■ **Recorded data**:
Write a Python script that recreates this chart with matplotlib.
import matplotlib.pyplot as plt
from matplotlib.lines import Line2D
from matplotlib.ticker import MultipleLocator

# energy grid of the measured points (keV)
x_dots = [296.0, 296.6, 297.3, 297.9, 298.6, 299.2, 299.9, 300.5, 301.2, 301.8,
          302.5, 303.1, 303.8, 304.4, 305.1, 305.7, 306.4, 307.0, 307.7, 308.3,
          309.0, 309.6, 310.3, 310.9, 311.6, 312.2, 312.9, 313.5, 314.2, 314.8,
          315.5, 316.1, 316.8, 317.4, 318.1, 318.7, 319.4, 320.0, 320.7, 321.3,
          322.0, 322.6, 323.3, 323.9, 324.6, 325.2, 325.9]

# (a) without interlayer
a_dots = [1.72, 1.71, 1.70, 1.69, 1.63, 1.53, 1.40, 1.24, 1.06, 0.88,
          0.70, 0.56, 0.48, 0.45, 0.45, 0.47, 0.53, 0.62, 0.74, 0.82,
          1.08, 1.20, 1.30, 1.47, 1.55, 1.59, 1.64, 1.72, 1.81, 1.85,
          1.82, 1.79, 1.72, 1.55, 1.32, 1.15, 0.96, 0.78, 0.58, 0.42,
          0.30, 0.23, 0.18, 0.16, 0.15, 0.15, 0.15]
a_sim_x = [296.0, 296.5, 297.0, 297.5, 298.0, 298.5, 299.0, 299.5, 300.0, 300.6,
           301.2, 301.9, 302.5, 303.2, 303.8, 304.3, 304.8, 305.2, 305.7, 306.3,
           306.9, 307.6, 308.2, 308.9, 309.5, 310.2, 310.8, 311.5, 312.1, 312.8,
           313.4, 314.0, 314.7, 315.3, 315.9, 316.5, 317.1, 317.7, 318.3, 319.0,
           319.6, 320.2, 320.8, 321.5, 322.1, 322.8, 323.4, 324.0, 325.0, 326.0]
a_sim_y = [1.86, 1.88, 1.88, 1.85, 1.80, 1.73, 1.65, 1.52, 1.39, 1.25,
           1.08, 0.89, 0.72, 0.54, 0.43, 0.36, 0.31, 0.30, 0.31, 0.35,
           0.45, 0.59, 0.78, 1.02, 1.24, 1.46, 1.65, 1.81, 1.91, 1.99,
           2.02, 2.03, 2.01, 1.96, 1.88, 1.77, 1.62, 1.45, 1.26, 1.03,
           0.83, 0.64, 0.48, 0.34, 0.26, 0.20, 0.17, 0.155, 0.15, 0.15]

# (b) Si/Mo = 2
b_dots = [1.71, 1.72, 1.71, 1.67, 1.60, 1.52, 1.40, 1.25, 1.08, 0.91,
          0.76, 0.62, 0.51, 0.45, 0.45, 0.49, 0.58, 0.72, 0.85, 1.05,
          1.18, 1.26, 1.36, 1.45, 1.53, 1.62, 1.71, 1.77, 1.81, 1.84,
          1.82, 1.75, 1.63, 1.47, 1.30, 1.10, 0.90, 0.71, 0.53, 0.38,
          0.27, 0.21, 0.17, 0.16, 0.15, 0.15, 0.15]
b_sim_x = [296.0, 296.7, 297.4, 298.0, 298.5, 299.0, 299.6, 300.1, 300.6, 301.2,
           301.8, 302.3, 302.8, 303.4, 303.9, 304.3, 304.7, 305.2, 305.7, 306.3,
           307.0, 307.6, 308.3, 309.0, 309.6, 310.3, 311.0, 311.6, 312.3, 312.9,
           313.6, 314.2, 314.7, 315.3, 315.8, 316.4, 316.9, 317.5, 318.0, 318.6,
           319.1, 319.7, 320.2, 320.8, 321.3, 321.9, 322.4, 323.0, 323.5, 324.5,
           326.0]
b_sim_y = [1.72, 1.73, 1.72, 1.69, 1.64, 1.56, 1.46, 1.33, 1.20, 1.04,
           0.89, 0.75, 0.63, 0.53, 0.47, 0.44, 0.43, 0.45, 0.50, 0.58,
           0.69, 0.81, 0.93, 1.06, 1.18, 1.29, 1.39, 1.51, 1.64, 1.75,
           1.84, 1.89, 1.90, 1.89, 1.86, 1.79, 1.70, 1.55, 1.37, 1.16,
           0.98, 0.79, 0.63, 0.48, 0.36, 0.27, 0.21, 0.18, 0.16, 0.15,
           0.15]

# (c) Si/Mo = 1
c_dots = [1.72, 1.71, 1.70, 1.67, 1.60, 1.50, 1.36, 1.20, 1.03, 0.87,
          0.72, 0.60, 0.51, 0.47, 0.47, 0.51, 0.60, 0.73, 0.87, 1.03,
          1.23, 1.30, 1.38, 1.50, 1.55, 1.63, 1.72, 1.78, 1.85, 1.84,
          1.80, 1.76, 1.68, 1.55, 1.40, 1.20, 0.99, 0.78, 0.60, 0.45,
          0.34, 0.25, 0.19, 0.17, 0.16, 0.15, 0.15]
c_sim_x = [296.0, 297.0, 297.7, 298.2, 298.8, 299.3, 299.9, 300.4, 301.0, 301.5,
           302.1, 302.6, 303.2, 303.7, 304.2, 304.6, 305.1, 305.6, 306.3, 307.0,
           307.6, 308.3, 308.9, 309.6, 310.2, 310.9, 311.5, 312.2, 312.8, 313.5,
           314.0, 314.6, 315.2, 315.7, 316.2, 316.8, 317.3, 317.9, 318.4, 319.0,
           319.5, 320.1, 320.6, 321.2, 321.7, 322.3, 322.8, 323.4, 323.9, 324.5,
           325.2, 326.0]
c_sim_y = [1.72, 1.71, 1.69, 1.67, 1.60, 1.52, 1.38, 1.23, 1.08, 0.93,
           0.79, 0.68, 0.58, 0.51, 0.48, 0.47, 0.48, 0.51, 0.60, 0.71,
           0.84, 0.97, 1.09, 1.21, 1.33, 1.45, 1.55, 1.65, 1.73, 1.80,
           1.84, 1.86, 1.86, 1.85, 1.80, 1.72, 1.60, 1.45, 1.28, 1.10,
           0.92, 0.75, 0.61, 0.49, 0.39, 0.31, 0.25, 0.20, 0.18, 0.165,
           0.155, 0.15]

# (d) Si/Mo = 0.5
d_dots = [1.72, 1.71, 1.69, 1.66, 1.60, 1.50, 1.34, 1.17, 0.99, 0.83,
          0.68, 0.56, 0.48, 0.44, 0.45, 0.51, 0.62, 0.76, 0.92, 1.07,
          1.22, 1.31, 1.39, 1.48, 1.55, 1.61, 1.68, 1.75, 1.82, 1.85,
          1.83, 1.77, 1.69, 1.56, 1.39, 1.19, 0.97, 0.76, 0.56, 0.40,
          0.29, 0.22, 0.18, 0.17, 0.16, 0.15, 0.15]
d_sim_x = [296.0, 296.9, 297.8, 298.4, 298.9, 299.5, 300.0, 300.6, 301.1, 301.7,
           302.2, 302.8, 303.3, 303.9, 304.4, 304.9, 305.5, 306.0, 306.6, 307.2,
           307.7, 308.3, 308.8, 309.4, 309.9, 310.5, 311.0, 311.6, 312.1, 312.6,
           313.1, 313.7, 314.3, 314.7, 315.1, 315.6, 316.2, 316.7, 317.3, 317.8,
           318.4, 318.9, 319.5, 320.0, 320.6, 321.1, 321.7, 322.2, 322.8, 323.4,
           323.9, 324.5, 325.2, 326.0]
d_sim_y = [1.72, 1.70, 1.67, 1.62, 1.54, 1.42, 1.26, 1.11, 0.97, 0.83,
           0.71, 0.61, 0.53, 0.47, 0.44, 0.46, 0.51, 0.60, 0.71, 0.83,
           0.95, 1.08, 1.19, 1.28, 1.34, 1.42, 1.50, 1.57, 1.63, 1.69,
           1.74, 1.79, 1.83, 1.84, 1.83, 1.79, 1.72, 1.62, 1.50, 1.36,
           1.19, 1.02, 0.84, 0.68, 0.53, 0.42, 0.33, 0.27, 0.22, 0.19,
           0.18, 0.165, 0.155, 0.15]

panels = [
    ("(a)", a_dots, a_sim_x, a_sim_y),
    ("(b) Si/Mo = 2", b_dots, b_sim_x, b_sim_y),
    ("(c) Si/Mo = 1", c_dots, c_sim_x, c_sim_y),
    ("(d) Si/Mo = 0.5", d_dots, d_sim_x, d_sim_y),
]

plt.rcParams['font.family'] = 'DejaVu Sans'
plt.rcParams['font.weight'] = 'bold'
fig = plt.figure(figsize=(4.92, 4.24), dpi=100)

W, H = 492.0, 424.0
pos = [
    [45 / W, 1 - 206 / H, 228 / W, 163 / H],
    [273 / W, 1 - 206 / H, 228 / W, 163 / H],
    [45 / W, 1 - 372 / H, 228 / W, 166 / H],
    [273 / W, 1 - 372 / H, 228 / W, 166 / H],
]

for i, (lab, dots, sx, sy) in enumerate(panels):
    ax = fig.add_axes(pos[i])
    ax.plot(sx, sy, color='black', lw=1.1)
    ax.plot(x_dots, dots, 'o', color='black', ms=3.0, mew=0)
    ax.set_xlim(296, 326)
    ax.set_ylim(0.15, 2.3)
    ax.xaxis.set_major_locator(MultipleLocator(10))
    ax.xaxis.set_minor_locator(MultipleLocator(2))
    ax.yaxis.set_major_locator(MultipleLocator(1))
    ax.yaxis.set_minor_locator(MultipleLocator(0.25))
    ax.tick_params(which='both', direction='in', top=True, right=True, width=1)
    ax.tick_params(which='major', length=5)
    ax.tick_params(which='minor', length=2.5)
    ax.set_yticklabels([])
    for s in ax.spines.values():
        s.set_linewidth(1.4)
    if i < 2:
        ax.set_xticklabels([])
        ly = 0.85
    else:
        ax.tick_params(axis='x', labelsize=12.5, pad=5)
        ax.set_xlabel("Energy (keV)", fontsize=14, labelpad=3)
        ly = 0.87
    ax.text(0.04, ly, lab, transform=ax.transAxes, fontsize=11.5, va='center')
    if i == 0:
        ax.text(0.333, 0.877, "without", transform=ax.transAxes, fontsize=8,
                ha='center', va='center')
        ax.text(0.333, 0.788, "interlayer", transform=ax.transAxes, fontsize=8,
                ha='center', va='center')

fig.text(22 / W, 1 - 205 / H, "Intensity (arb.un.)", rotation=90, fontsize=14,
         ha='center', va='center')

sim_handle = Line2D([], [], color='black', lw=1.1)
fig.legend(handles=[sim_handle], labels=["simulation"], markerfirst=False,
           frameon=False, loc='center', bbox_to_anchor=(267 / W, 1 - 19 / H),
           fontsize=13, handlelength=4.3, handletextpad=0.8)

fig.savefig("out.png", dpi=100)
--
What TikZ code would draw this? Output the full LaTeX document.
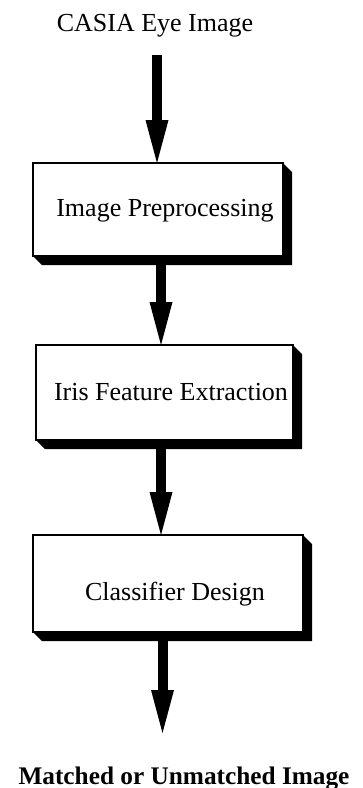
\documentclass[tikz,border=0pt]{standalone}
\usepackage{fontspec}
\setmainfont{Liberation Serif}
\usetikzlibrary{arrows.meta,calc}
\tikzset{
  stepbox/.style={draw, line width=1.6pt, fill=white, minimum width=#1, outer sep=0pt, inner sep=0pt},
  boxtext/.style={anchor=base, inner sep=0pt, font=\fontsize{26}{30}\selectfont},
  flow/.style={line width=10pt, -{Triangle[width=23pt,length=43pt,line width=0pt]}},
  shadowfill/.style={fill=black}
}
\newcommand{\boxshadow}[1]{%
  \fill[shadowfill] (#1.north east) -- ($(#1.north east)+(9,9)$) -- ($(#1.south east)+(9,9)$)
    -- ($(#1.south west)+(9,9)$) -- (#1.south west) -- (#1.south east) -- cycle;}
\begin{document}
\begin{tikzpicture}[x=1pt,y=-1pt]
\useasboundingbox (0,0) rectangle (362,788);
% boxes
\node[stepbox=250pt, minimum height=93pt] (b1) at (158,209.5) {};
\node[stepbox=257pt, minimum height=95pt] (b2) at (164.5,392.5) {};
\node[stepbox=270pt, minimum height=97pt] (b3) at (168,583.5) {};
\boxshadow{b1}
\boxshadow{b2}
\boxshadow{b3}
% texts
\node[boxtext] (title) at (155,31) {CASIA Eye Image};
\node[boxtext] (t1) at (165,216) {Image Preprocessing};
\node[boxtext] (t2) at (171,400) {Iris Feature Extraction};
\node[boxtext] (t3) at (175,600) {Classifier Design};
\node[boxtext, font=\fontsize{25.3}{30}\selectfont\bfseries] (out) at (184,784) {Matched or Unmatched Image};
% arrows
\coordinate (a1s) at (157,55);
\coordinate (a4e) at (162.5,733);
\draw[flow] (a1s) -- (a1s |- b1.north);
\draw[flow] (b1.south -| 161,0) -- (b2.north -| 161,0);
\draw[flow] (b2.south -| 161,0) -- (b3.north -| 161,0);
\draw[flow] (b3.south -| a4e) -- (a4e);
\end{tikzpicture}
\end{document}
* * *
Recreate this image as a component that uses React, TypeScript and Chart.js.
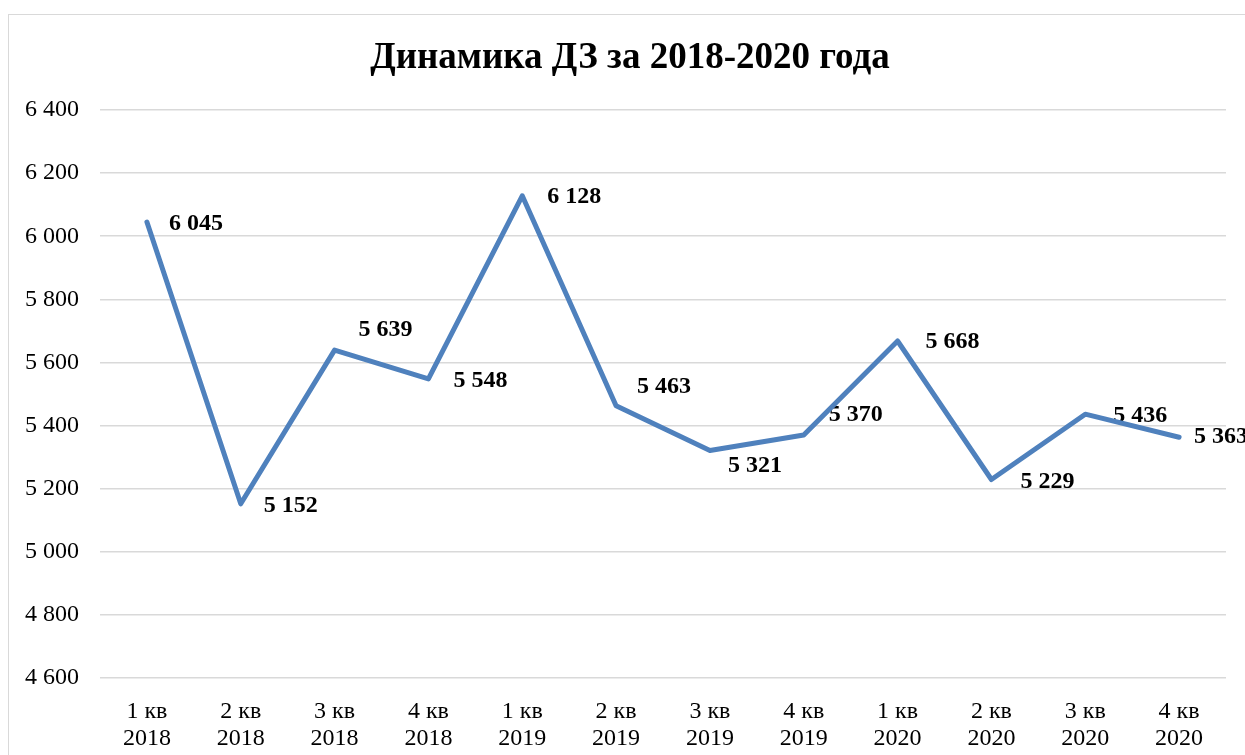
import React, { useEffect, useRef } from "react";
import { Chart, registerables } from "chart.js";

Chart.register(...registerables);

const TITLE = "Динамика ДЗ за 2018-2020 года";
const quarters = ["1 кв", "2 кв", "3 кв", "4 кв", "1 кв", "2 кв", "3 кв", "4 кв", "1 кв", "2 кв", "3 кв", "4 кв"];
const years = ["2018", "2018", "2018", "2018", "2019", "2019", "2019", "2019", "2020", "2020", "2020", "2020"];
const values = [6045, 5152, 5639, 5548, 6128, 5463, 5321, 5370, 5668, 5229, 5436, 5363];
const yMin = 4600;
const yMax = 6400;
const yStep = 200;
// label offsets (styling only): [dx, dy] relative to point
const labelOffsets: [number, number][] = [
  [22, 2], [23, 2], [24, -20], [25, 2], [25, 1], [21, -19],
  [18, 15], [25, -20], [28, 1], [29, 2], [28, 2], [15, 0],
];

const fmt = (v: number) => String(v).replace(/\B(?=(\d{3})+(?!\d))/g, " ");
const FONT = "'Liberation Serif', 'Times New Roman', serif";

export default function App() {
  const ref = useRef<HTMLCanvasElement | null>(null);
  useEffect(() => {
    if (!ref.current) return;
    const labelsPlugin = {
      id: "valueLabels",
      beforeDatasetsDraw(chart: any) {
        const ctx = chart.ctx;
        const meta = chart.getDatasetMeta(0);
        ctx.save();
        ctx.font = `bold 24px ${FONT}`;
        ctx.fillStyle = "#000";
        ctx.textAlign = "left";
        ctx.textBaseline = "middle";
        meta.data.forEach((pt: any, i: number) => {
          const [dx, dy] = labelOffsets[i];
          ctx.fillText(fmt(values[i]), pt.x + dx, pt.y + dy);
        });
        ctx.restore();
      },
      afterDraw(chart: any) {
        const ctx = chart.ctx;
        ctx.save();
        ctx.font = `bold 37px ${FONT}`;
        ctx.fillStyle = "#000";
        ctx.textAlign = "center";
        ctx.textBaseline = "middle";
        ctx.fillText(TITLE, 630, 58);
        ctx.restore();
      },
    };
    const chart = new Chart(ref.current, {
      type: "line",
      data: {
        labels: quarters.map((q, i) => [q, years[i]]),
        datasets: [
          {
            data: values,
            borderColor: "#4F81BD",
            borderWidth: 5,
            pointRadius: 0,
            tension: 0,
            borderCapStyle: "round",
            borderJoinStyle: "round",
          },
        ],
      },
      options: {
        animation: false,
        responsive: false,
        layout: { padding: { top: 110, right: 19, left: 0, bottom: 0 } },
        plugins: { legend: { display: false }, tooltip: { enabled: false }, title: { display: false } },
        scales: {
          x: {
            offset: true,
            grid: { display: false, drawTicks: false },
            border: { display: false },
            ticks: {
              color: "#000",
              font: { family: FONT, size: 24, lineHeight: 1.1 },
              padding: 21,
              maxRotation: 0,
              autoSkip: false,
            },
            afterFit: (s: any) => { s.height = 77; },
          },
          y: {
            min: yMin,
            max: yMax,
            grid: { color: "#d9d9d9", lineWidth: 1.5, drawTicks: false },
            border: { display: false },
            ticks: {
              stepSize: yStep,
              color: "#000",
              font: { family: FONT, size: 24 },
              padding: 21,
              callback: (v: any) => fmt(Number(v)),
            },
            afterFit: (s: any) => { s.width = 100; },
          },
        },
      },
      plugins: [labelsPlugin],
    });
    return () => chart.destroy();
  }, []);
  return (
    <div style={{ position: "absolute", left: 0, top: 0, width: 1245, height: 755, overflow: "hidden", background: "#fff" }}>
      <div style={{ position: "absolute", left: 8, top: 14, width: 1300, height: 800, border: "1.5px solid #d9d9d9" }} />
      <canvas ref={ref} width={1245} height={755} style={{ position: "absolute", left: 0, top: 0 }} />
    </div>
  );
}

■ **Work to be completed**: Begin at the line that has "Write a Python", stop after the line that has "0.83, 0.64, 0.48, 0.34, 0.26, 0.20, 0.17, 0.155, 0.15, 0.15]", and repeat exactly those lines, nothing more.

■ **Full answer**:
Write a Python script that recreates this chart with matplotlib.
import matplotlib.pyplot as plt
from matplotlib.lines import Line2D
from matplotlib.ticker import MultipleLocator

# energy grid of the measured points (keV)
x_dots = [296.0, 296.6, 297.3, 297.9, 298.6, 299.2, 299.9, 300.5, 301.2, 301.8,
          302.5, 303.1, 303.8, 304.4, 305.1, 305.7, 306.4, 307.0, 307.7, 308.3,
          309.0, 309.6, 310.3, 310.9, 311.6, 312.2, 312.9, 313.5, 314.2, 314.8,
          315.5, 316.1, 316.8, 317.4, 318.1, 318.7, 319.4, 320.0, 320.7, 321.3,
          322.0, 322.6, 323.3, 323.9, 324.6, 325.2, 325.9]

# (a) without interlayer
a_dots = [1.72, 1.71, 1.70, 1.69, 1.63, 1.53, 1.40, 1.24, 1.06, 0.88,
          0.70, 0.56, 0.48, 0.45, 0.45, 0.47, 0.53, 0.62, 0.74, 0.82,
          1.08, 1.20, 1.30, 1.47, 1.55, 1.59, 1.64, 1.72, 1.81, 1.85,
          1.82, 1.79, 1.72, 1.55, 1.32, 1.15, 0.96, 0.78, 0.58, 0.42,
          0.30, 0.23, 0.18, 0.16, 0.15, 0.15, 0.15]
a_sim_x = [296.0, 296.5, 297.0, 297.5, 298.0, 298.5, 299.0, 299.5, 300.0, 300.6,
           301.2, 301.9, 302.5, 303.2, 303.8, 304.3, 304.8, 305.2, 305.7, 306.3,
           306.9, 307.6, 308.2, 308.9, 309.5, 310.2, 310.8, 311.5, 312.1, 312.8,
           313.4, 314.0, 314.7, 315.3, 315.9, 316.5, 317.1, 317.7, 318.3, 319.0,
           319.6, 320.2, 320.8, 321.5, 322.1, 322.8, 323.4, 324.0, 325.0, 326.0]
a_sim_y = [1.86, 1.88, 1.88, 1.85, 1.80, 1.73, 1.65, 1.52, 1.39, 1.25,
           1.08, 0.89, 0.72, 0.54, 0.43, 0.36, 0.31, 0.30, 0.31, 0.35,
           0.45, 0.59, 0.78, 1.02, 1.24, 1.46, 1.65, 1.81, 1.91, 1.99,
           2.02, 2.03, 2.01, 1.96, 1.88, 1.77, 1.62, 1.45, 1.26, 1.03,
           0.83, 0.64, 0.48, 0.34, 0.26, 0.20, 0.17, 0.155, 0.15, 0.15]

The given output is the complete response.